» **Requirements**: Copy exactly the lines that run from the top of the listing to the line containing "1000000, 1200000, 1400000]", both ends included, and omit the pictures.

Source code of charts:
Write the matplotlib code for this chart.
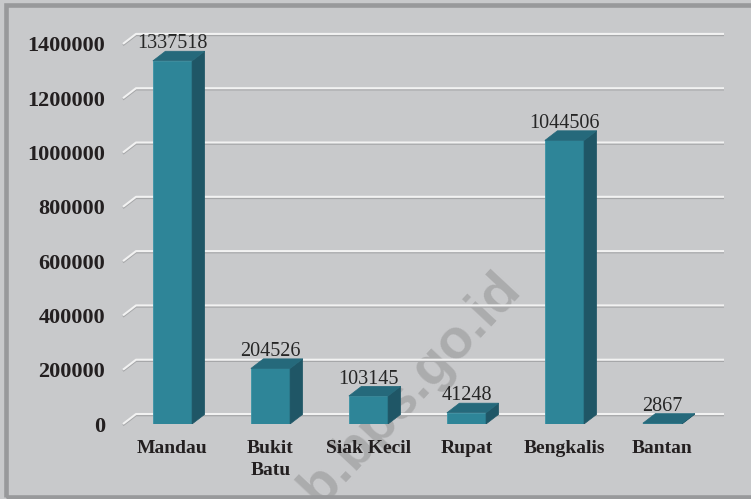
import matplotlib
matplotlib.use("Agg")
import matplotlib.pyplot as plt
from matplotlib.patches import Polygon, Rectangle
from matplotlib import transforms

# data
kecamatan = ["Mandau", "Bukit\nBatu", "Siak Kecil", "Rupat", "Bengkalis", "Bantan"]
nilai = [1337518, 204526, 103145, 41248, 1044506, 2867]
yticks = [0, 200000, 400000, 600000, 800000, 1000000, 1200000, 1400000]

# colours / sizes
BG = "#c8c9cb"
FRONT = "#2e8598"
TOP = "#25697b"
SIDE = "#1f5666"
BAR_W = 0.4
DX = 0.128        # depth in category units
DY = 35500        # depth in value units
GDX = 0.133
GDY = 36800

plt.rcParams["font.family"] = "Liberation Serif"

fig = plt.figure(figsize=(7.51, 4.99), dpi=100, facecolor=BG)
ax = fig.add_axes([123 / 751, 75 / 499, 601 / 751, 400 / 499])
ax.set_facecolor("none")
ax.set_xlim(-0.505, 5.628)
ax.set_ylim(0, 1473300)
for s in ax.spines.values():
    s.set_visible(False)

# gridlines on the back wall with a little diagonal stub in front
x0, x1 = ax.get_xlim()
shadow = transforms.offset_copy(ax.transData, fig=fig, x=0, y=-1.0, units="points")
for v in yticks:
    xs = [x0, x0 + GDX, x1]
    ys = [v, v + GDY, v + GDY]
    ax.plot(xs, ys, color="#a6a7a9", lw=1.3, transform=shadow, zorder=1,
            clip_on=False, solid_capstyle="butt")
    ax.plot(xs, ys, color="#f2f2f2", lw=1.5, zorder=1.1, clip_on=False,
            solid_capstyle="butt")

# bars with fake 3d faces
for i, v in enumerate(nilai):
    l = i - BAR_W / 2
    r = i + BAR_W / 2
    ax.add_patch(Rectangle((l, 0), BAR_W, v, facecolor=FRONT,
                           edgecolor="#3a93a6", lw=0.6, zorder=3))
    ax.add_patch(Polygon([(r, 0), (r + DX, DY), (r + DX, v + DY), (r, v)],
                         closed=True, facecolor=SIDE, edgecolor=SIDE, lw=0.5, zorder=3))
    ax.add_patch(Polygon([(l, v), (r, v), (r + DX, v + DY), (l + DX, v + DY)],
                         closed=True, facecolor=TOP, edgecolor=TOP, lw=0.5, zorder=3))
    ax.annotate(str(v), (i, v + DY), xytext=(0, 2), textcoords="offset points",
                ha="center", va="baseline", fontsize=14.5, color="#262626", zorder=4)

ax.set_xticks(range(len(kecamatan)))
ax.set_xticklabels(kecamatan, fontweight="bold", fontsize=14, color="#231f20",
                   linespacing=1.4)
ax.set_yticks(yticks)
ax.set_yticklabels([str(t) for t in yticks], fontweight="bold", fontsize=16,
                   color="#231f20")
ax.tick_params(axis="both", length=0)
ax.tick_params(axis="y", pad=13)
ax.tick_params(axis="x", pad=11.5)

# watermark, sits behind the chart
fig.text(522 / 751, (499 - 290) / 499, "bengkaliskab.bps.go.id", family="Liberation Sans",
         fontweight="bold", fontsize=40, color="#808080", alpha=0.4,
         rotation=47, rotation_mode="anchor", ha="right", va="baseline", zorder=-1)

# frame of the picture (right side is cut off)
fig.add_artist(Rectangle((5.5 / 751, 2 / 499), 1.05, 491.7 / 499,
                         transform=fig.transFigure, fill=False,
                         edgecolor="#98999b", lw=3.3))

fig.savefig("out.png", dpi=100, facecolor=BG)
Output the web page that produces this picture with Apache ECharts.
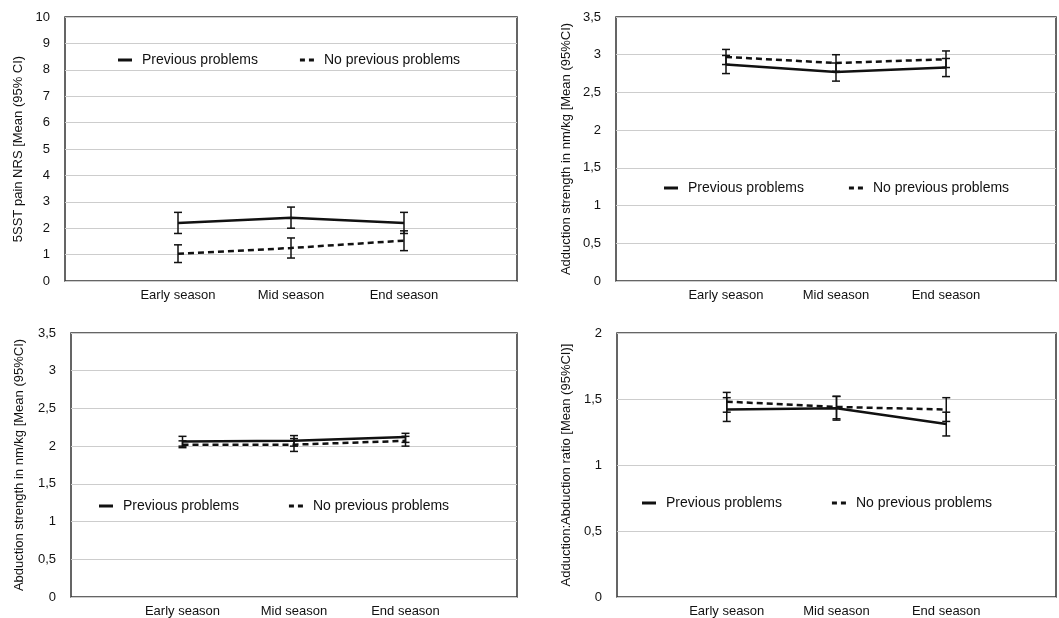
<!DOCTYPE html>
<html>
<head>
<meta charset="utf-8">
<script src="https://cdn.jsdelivr.net/npm/echarts@6/dist/echarts.min.js"></script>
<style>
  html, body { margin: 0; padding: 0; background: #fff; }
  #main { width: 1059px; height: 618px; }
</style>
</head>
<body>
<div id="main"></div>
<script>
// data
var categories = ['Early season', 'Mid season', 'End season'];
var seriesNames = ['Previous problems', 'No previous problems'];

// panel 1: 5SST pain NRS
var painPrev = [2.2, 2.4, 2.2];
var painPrevLow = [1.8, 2.0, 1.8];
var painPrevHigh = [2.6, 2.8, 2.6];
var painNo = [1.03, 1.25, 1.53];
var painNoLow = [0.7, 0.87, 1.15];
var painNoHigh = [1.37, 1.63, 1.9];

// panel 2: adduction strength
var addPrev = [2.87, 2.77, 2.83];
var addPrevLow = [2.75, 2.65, 2.71];
var addPrevHigh = [2.99, 2.89, 2.95];
var addNo = [2.97, 2.89, 2.94];
var addNoLow = [2.87, 2.78, 2.83];
var addNoHigh = [3.07, 3.0, 3.05];

// panel 3: abduction strength
var abdPrev = [2.06, 2.07, 2.12];
var abdPrevLow = [2.0, 2.0, 2.05];
var abdPrevHigh = [2.13, 2.14, 2.17];
var abdNo = [2.02, 2.02, 2.07];
var abdNoLow = [1.98, 1.93, 2.0];
var abdNoHigh = [2.07, 2.1, 2.13];

// panel 4: adduction:abduction ratio
var ratioPrev = [1.42, 1.43, 1.31];
var ratioPrevLow = [1.33, 1.34, 1.22];
var ratioPrevHigh = [1.51, 1.52, 1.4];
var ratioNo = [1.48, 1.44, 1.42];
var ratioNoLow = [1.4, 1.35, 1.33];
var ratioNoHigh = [1.55, 1.52, 1.51];

// y axes: [min, max, interval]
var yPain = [0, 10, 1];
var yAdd = [0, 3.5, 0.5];
var yAbd = [0, 3.5, 0.5];
var yRatio = [0, 2, 0.5];

var yNames = [
  '5SST pain NRS [Mean (95% CI)',
  'Adduction strength in nm/kg [Mean (95%CI)',
  'Abduction strength in nm/kg [Mean (95%CI)',
  'Adduction:Abduction ratio [Mean (95%CI)]'
];

var FONT = '"Liberation Sans", Arial, Helvetica, sans-serif';
var TXT = '#111';

var myChart = echarts.init(document.getElementById('main'));

// one empty slot each side so the three seasons sit at 1/4, 2/4, 3/4
var xCats = [''].concat(categories, ['']);

var grids = [
  { left: 65, top: 17, width: 452, height: 264 },
  { left: 616, top: 17, width: 448, height: 264 },
  { left: 71, top: 333, width: 446, height: 264 },
  { left: 617, top: 333, width: 448, height: 264 }
];

var yRanges = [yPain, yAdd, yAbd, yRatio];
var nameGaps = [40, 43, 45, 44];

var panels = [
  [painPrev, painPrevLow, painPrevHigh, painNo, painNoLow, painNoHigh],
  [addPrev, addPrevLow, addPrevHigh, addNo, addNoLow, addNoHigh],
  [abdPrev, abdPrevLow, abdPrevHigh, abdNo, abdNoLow, abdNoHigh],
  [ratioPrev, ratioPrevLow, ratioPrevHigh, ratioNo, ratioNoLow, ratioNoHigh]
];

function errorBar(params, api) {
  var lo = api.coord([api.value(0), api.value(1)]);
  var hi = api.coord([api.value(0), api.value(2)]);
  var half = 4;
  var st = { stroke: '#111', lineWidth: 1.5 };
  return {
    type: 'group',
    children: [
      { type: 'line', shape: { x1: lo[0], y1: lo[1], x2: hi[0], y2: hi[1] }, style: st },
      { type: 'line', shape: { x1: lo[0] - half, y1: lo[1], x2: lo[0] + half, y2: lo[1] }, style: st },
      { type: 'line', shape: { x1: hi[0] - half, y1: hi[1], x2: hi[0] + half, y2: hi[1] }, style: st }
    ]
  };
}

var xAxes = [], yAxes = [], lineSeries = [], barSeries = [];
grids.forEach(function (g, i) {
  g.show = true;
  g.borderColor = '#333';
  g.borderWidth = 1.5;
  g.backgroundColor = '#fff';
  xAxes.push({
    type: 'category',
    gridIndex: i,
    data: xCats,
    boundaryGap: false,
    axisLine: { show: false },
    axisTick: { show: false },
    axisLabel: { interval: 0, margin: 8, fontSize: 13, color: TXT, fontFamily: FONT },
    splitLine: { show: false }
  });
  var r = yRanges[i];
  yAxes.push({
    type: 'value',
    gridIndex: i,
    min: r[0],
    max: r[1],
    interval: r[2],
    name: yNames[i],
    nameLocation: 'middle',
    nameGap: nameGaps[i],
    nameTextStyle: { fontSize: 13, color: TXT, fontFamily: FONT },
    axisLine: { show: false },
    axisTick: { show: false },
    axisLabel: {
      margin: 15, fontSize: 13, color: TXT, fontFamily: FONT,
      formatter: function (v) { return String(v).replace('.', ','); }
    },
    splitLine: { lineStyle: { color: '#cdcdcd', width: 1 } }
  });

  var d = panels[i];
  [0, 1].forEach(function (k) {
    var mean = d[k * 3], low = d[k * 3 + 1], high = d[k * 3 + 2];
    lineSeries.push({
      name: seriesNames[k],
      type: 'line',
      xAxisIndex: i,
      yAxisIndex: i,
      symbol: 'none',
      lineStyle: { color: '#111', width: 2.5, type: k === 0 ? 'solid' : [6, 4] },
      itemStyle: { color: '#111' },
      z: 3,
      data: categories.map(function (c, j) { return [c, mean[j]]; })
    });
    barSeries.push({
      name: seriesNames[k],
      type: 'custom',
      xAxisIndex: i,
      yAxisIndex: i,
      renderItem: errorBar,
      z: 4,
      data: categories.map(function (c, j) { return [c, low[j], high[j]]; })
    });
  });
});

// legend icons: solid bar and two short dashes
var legendItems = [
  { name: seriesNames[0], icon: 'rect' },
  { name: seriesNames[1], icon: 'path://M0,0h5v3h-5z M9,0h5v3h-5z' }
];

// legend placement per panel: [left, top, itemGap]
var legendPos = [[118, 53, 42], [664, 181, 45], [99, 499, 50], [642, 496, 50]];
var legends = legendPos.map(function (p) {
  return {
    left: p[0],
    top: p[1],
    padding: 0,
    itemGap: p[2],
    itemWidth: 14,
    itemHeight: 3,
    data: legendItems,
    selectedMode: false,
    itemStyle: { color: '#111' },
    textStyle: { fontSize: 14, color: TXT, fontFamily: FONT, padding: [0, 0, 0, 5] }
  };
});

var option = {
  animation: false,
  backgroundColor: '#fff',
  legend: legends,
  grid: grids,
  xAxis: xAxes,
  yAxis: yAxes,
  series: lineSeries.concat(barSeries)
};

myChart.setOption(option);
</script>
</body>
</html>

» **Correct output**:
Write the matplotlib code for this chart.
import matplotlib
matplotlib.use("Agg")
import matplotlib.pyplot as plt
from matplotlib.patches import Polygon, Rectangle
from matplotlib import transforms

# data
kecamatan = ["Mandau", "Bukit\nBatu", "Siak Kecil", "Rupat", "Bengkalis", "Bantan"]
nilai = [1337518, 204526, 103145, 41248, 1044506, 2867]
yticks = [0, 200000, 400000, 600000, 800000, 1000000, 1200000, 1400000]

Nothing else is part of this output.